Ce qui change toutefois avec Emmanuel Macron, c’est la publicité qu’il a souhaité donner à cette ouverture de la dissuasion française. “C’est une manière d’assumer un peu plus cette dimension européenne des intérêts vitaux français afin de renforcer notre crédibilité vis-à-vis de nos alliés”, explique Héloïse Fayet, chercheuse à l’Ifri et spécialiste des questions nucléaires. Surtout, le contexte est doublement porteur. D’abord parce que la guerre en Ukraine déclenchée en février 2022 a provoqué une prise de conscience en Europe, où les budgets de défense sont à la hausse.
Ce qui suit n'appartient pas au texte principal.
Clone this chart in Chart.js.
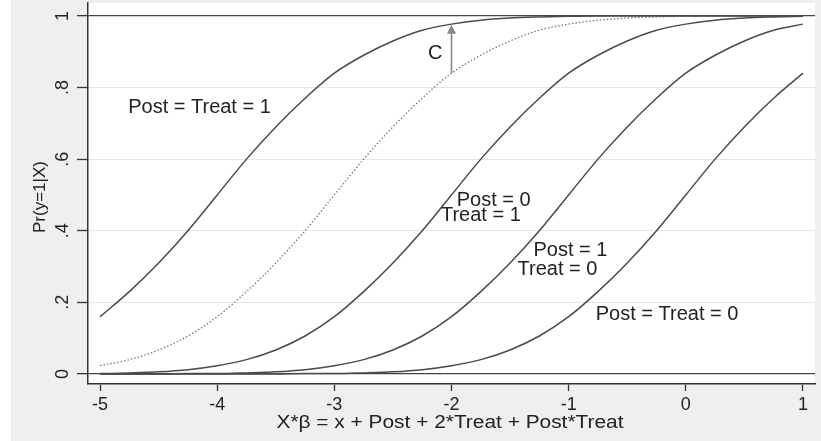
<!DOCTYPE html>
<html>
<head>
<meta charset="utf-8">
<script src="https://cdn.jsdelivr.net/npm/chart.js@4.4.0/dist/chart.umd.min.js"></script>
<style>
html, body { margin: 0; padding: 0; background: #fff; }
</style>
</head>
<body>
<canvas id="chart" width="821" height="441"></canvas>
<script>
const xValues = [-5, -4.75, -4.5, -4.25, -4, -3.75, -3.5, -3.25, -3, -2.75, -2.5, -2.25, -2,
                 -1.75, -1.5, -1.25, -1, -0.75, -0.5, -0.25, 0, 0.25, 0.5, 0.75, 1];

// Pr(y=1|X) for each group
const postTreat1 = [0.16, 0.23, 0.31, 0.40, 0.50, 0.60, 0.69, 0.77, 0.84, 0.89, 0.93, 0.96, 0.977,
                    0.988, 0.994, 0.997, 0.999, 1, 1, 1, 1, 1, 1, 1, 1];
const counterfactual = [0.023, 0.04, 0.067, 0.106, 0.16, 0.23, 0.31, 0.40, 0.50, 0.60, 0.69, 0.77, 0.84,
                        0.89, 0.93, 0.96, 0.977, 0.988, 0.994, 0.997, 0.999, 1, 1, 1, 1];
const post0Treat1 = [0.001, 0.003, 0.006, 0.012, 0.023, 0.04, 0.067, 0.106, 0.16, 0.23, 0.31, 0.40, 0.50,
                     0.60, 0.69, 0.77, 0.84, 0.89, 0.93, 0.96, 0.977, 0.988, 0.994, 0.997, 0.999];
const post1Treat0 = [0, 0, 0, 0.001, 0.001, 0.003, 0.006, 0.012, 0.023, 0.04, 0.067, 0.106, 0.16,
                     0.23, 0.31, 0.40, 0.50, 0.60, 0.69, 0.77, 0.84, 0.89, 0.93, 0.96, 0.977];
const postTreat0 = [0, 0, 0, 0, 0, 0, 0, 0.001, 0.001, 0.003, 0.006, 0.012, 0.023,
                    0.04, 0.067, 0.106, 0.16, 0.23, 0.31, 0.40, 0.50, 0.60, 0.69, 0.77, 0.84];

// axis ticks
const xTicks = [-5, -4, -3, -2, -1, 0, 1];
const yTicks = [0, 0.2, 0.4, 0.6, 0.8, 1];
const yTickLabels = ['0', '.2', '.4', '.6', '.8', '1'];

const xTitle = 'X*β = x + Post + 2*Treat + Post*Treat';
const yTitle = 'Pr(y=1|X)';

const FONT = '"Liberation Sans", Arial, Helvetica, sans-serif';
const INK = '#222';

function pts(ys) {
    return xValues.map((x, i) => ({ x: x, y: ys[i] }));
}

function curve(ys, color, dash) {
    return {
        data: pts(ys),
        borderColor: color,
        borderWidth: dash ? 1.3 : 1.5,
        borderDash: dash || [],
        pointRadius: 0,
        cubicInterpolationMode: 'monotone',
        fill: false
    };
}

// text labels, placed in data units
const notes = [
    { text: 'Post = Treat = 1', x: -4.76, y: 0.745 },
    { text: 'C', x: -2.2, y: 0.895 },
    { text: 'Post = 0', x: -1.955, y: 0.485 },
    { text: 'Treat = 1', x: -2.09, y: 0.443 },
    { text: 'Post = 1', x: -1.30, y: 0.345 },
    { text: 'Treat = 0', x: -1.436, y: 0.292 },
    { text: 'Post = Treat = 0', x: -0.769, y: 0.166 }
];

// draw text squeezed or stretched to a given width
function wideText(ctx, text, x, y, width) {
    const w = ctx.measureText(text).width;
    ctx.save();
    ctx.translate(x, y);
    ctx.scale(width / w, 1);
    ctx.fillText(text, 0, 0);
    ctx.restore();
}

const decor = {
    id: 'decor',
    beforeDraw(chart) {
        const { ctx, chartArea: a } = chart;
        ctx.save();
        ctx.fillStyle = '#efefef';
        ctx.fillRect(11, 0, chart.width - 11, chart.height);
        ctx.fillStyle = '#fff';
        ctx.fillRect(a.left, a.top, a.right - a.left, a.bottom - a.top);
        ctx.restore();
    },
    afterDraw(chart) {
        const { ctx, scales } = chart;
        const xs = scales.x, ys = scales.y;
        ctx.save();
        ctx.fillStyle = INK;

        // rotated y tick labels
        ctx.font = '18px ' + FONT;
        ctx.textAlign = 'center';
        ctx.textBaseline = 'middle';
        yTicks.forEach((v, i) => {
            ctx.save();
            ctx.translate(63, ys.getPixelForValue(v));
            ctx.rotate(-Math.PI / 2);
            ctx.fillText(yTickLabels[i], 0, 0);
            ctx.restore();
        });

        // y title
        ctx.font = '17px ' + FONT;
        ctx.save();
        ctx.translate(40, 197);
        ctx.rotate(-Math.PI / 2);
        ctx.fillText(yTitle, 0, 0);
        ctx.restore();

        // x title
        ctx.font = '17.5px ' + FONT;
        wideText(ctx, xTitle, 450, 423, 347);

        // curve labels
        ctx.font = '20px ' + FONT;
        ctx.textAlign = 'left';
        notes.forEach(n => {
            ctx.fillText(n.text, xs.getPixelForValue(n.x), ys.getPixelForValue(n.y));
        });

        // arrow C between the dotted and the top curve at x = -2
        const ax = xs.getPixelForValue(-2);
        const y0 = ys.getPixelForValue(0.84);
        const y1 = ys.getPixelForValue(0.975);
        ctx.strokeStyle = '#888';
        ctx.fillStyle = '#888';
        ctx.lineWidth = 1.6;
        ctx.beginPath();
        ctx.moveTo(ax, y0);
        ctx.lineTo(ax, y1 + 6);
        ctx.stroke();
        ctx.beginPath();
        ctx.moveTo(ax, y1);
        ctx.lineTo(ax - 4.5, y1 + 9);
        ctx.lineTo(ax + 4.5, y1 + 9);
        ctx.closePath();
        ctx.fill();
        ctx.restore();
    }
};

new Chart(document.getElementById('chart'), {
    type: 'line',
    data: {
        datasets: [
            curve(postTreat1, '#4a4a4a'),
            curve(counterfactual, '#777', [1.5, 2]),
            curve(post0Treat1, '#4a4a4a'),
            curve(post1Treat0, '#4a4a4a'),
            curve(postTreat0, '#4a4a4a')
        ]
    },
    options: {
        responsive: false,
        animation: false,
        layout: { padding: { top: 3, right: 6, left: 0, bottom: 0 } },
        plugins: {
            legend: { display: false },
            tooltip: { enabled: false }
        },
        scales: {
            x: {
                type: 'linear',
                min: -5.103,
                max: 1.103,
                afterBuildTicks: s => { s.ticks = xTicks.map(v => ({ value: v })); },
                afterFit: s => { s.height = 57; },
                grid: {
                    drawOnChartArea: false,
                    drawTicks: true,
                    tickLength: 7,
                    tickColor: '#333',
                    tickWidth: 1.3
                },
                border: { color: '#333', width: 1.5 },
                ticks: {
                    color: INK,
                    font: { family: FONT, size: 18 },
                    padding: 3,
                    maxRotation: 0,
                    autoSkip: false
                }
            },
            y: {
                type: 'linear',
                min: -0.028,
                max: 1.036,
                afterBuildTicks: s => { s.ticks = yTicks.map(v => ({ value: v })); },
                afterFit: s => { s.width = 88; },
                grid: {
                    color: c => (c.tick && (c.tick.value === 0 || c.tick.value === 1)) ? '#444' : '#e6e6e6',
                    lineWidth: c => (c.tick && (c.tick.value === 0 || c.tick.value === 1)) ? 1.3 : 1,
                    drawTicks: true,
                    tickLength: 11,
                    tickColor: '#333',
                    tickWidth: 1.3
                },
                border: { color: '#333', width: 1.5 },
                ticks: { display: false }
            }
        }
    },
    plugins: [decor]
});
</script>
</body>
</html>
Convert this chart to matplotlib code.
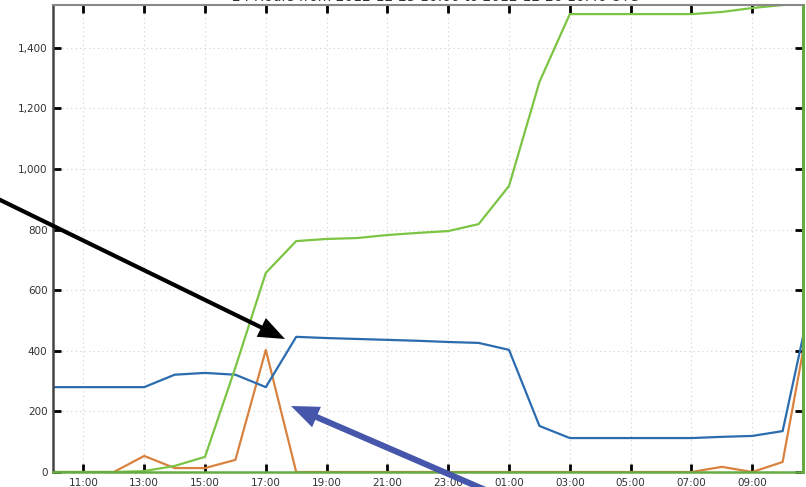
import matplotlib
matplotlib.use("Agg")
import matplotlib.pyplot as plt
from matplotlib.ticker import FuncFormatter

# hours after 10:00 on the first day
hours = [0, 1, 2, 3, 4, 5, 6, 7, 8, 9, 10, 11, 12, 13, 14, 15, 16, 17, 18, 19, 20, 21, 22, 23, 24, 24.67]

blue = [280, 280, 280, 280, 321, 327, 321, 280, 446, 442, 439, 436, 433, 429, 426, 403,
        152, 112, 112, 112, 112, 112, 116, 119, 135, 446]
orange = [0, 0, 0, 53, 13, 13, 40, 403, 0, 0, 0, 0, 0, 0, 0, 0,
          0, 0, 0, 0, 0, 0, 17, 0, 33, 398]
green = [0, 0, 0, 3, 20, 50, 345, 657, 762, 769, 772, 782, 789, 795, 818, 944,
         1287, 1511, 1511, 1511, 1511, 1511, 1518, 1531, 1541, 1548]

tick_hours = [1, 3, 5, 7, 9, 11, 13, 15, 17, 19, 21, 23]
tick_labels = ["11:00", "13:00", "15:00", "17:00", "19:00", "21:00",
               "23:00", "01:00", "03:00", "05:00", "07:00", "09:00"]
y_ticks = [0, 200, 400, 600, 800, 1000, 1200, 1400]

title = "24 Hours from 2012-12-25 10:00 to 2012-12-26 10:40 UTC"

fig = plt.figure(figsize=(8.06, 4.87), dpi=100)
ax = fig.add_axes([53 / 806, 1 - 472 / 487, 750 / 806, 467 / 487])

ax.plot(hours, orange, color="#d9823f", lw=1.6)
ax.plot(hours, blue, color="#2b6cae", lw=1.6)
ax.plot(hours, green, color="#7cc444", lw=1.6)

ax.set_xlim(0, 24.67)
ax.set_ylim(0, 1541)
ax.set_xticks(tick_hours)
ax.set_xticklabels(tick_labels)
ax.set_yticks(y_ticks)
ax.yaxis.set_major_formatter(FuncFormatter(lambda v, p: f"{int(v):,}"))

ax.grid(True, color="#d0d0d0", linestyle=(0, (1, 3)), lw=0.8)
ax.tick_params(direction="in", length=6, width=2, color="black",
               labelsize=7.5, labelcolor="#333333", top=True, right=True, pad=4)

ax.spines["left"].set_color("#444444")
ax.spines["left"].set_linewidth(1.8)
ax.spines["top"].set_color("#888888")
ax.spines["top"].set_linewidth(1.5)
ax.spines["bottom"].set_color("#66aa44")
ax.spines["bottom"].set_linewidth(1.8)
ax.spines["right"].set_color("#66aa44")
ax.spines["right"].set_linewidth(2.2)

# title is mostly cut off at the top edge in the screenshot
fig.text(0.54, 1 - 4 / 487, title, ha="center", va="bottom", fontsize=10, color="#333333")

# annotation arrows, in figure pixels
ax.annotate("", xy=(285, 487 - 339), xytext=(-10, 487 - 195), xycoords="figure pixels",
            textcoords="figure pixels", annotation_clip=False,
            arrowprops=dict(arrowstyle="simple,head_length=0.95,head_width=0.75,tail_width=0.15",
                            fc="black", ec="none", mutation_scale=20, shrinkA=0, shrinkB=0))
ax.annotate("", xy=(291, 487 - 406), xytext=(490, 487 - 492), xycoords="figure pixels",
            textcoords="figure pixels", annotation_clip=False,
            arrowprops=dict(arrowstyle="simple,head_length=1.0,head_width=0.8,tail_width=0.22",
                            fc="#4656aa", ec="none", mutation_scale=20, shrinkA=0, shrinkB=0))

fig.savefig("out.png", dpi=100)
Et ensuite, parce que le parapluie américain n’est plus une garantie absolue, surtout si Donald Trump revient à la Maison-Blanche.

“Penser l’impensable”

Les ogives tricolores peuvent-elles prendre le relais ? Seront-elles alors en nombre suffisant ? “C’est un vrai débat, qui n’est pas tranché : les armes nucléaires ont une capacité de destruction telle que 100 ou 200 bombes de plus, ça n’est pas vraiment différent, estime Héloïse Fayet. Néanmoins, la taille de l’arsenal compte pour celui que l’on veut dissuader et pour celui que l’on veut rassurer.”

Clairement, si la France veut exercer un rôle de leader de l’Europe de la défense, elle ne pourra pas le faire sans contrepartie. Et cette contrepartie consiste précisément à assurer la protection des alliés. En les aidant à “penser l’impensable”, selon la formule du futurologue Herman Kahn, au début des années 1960.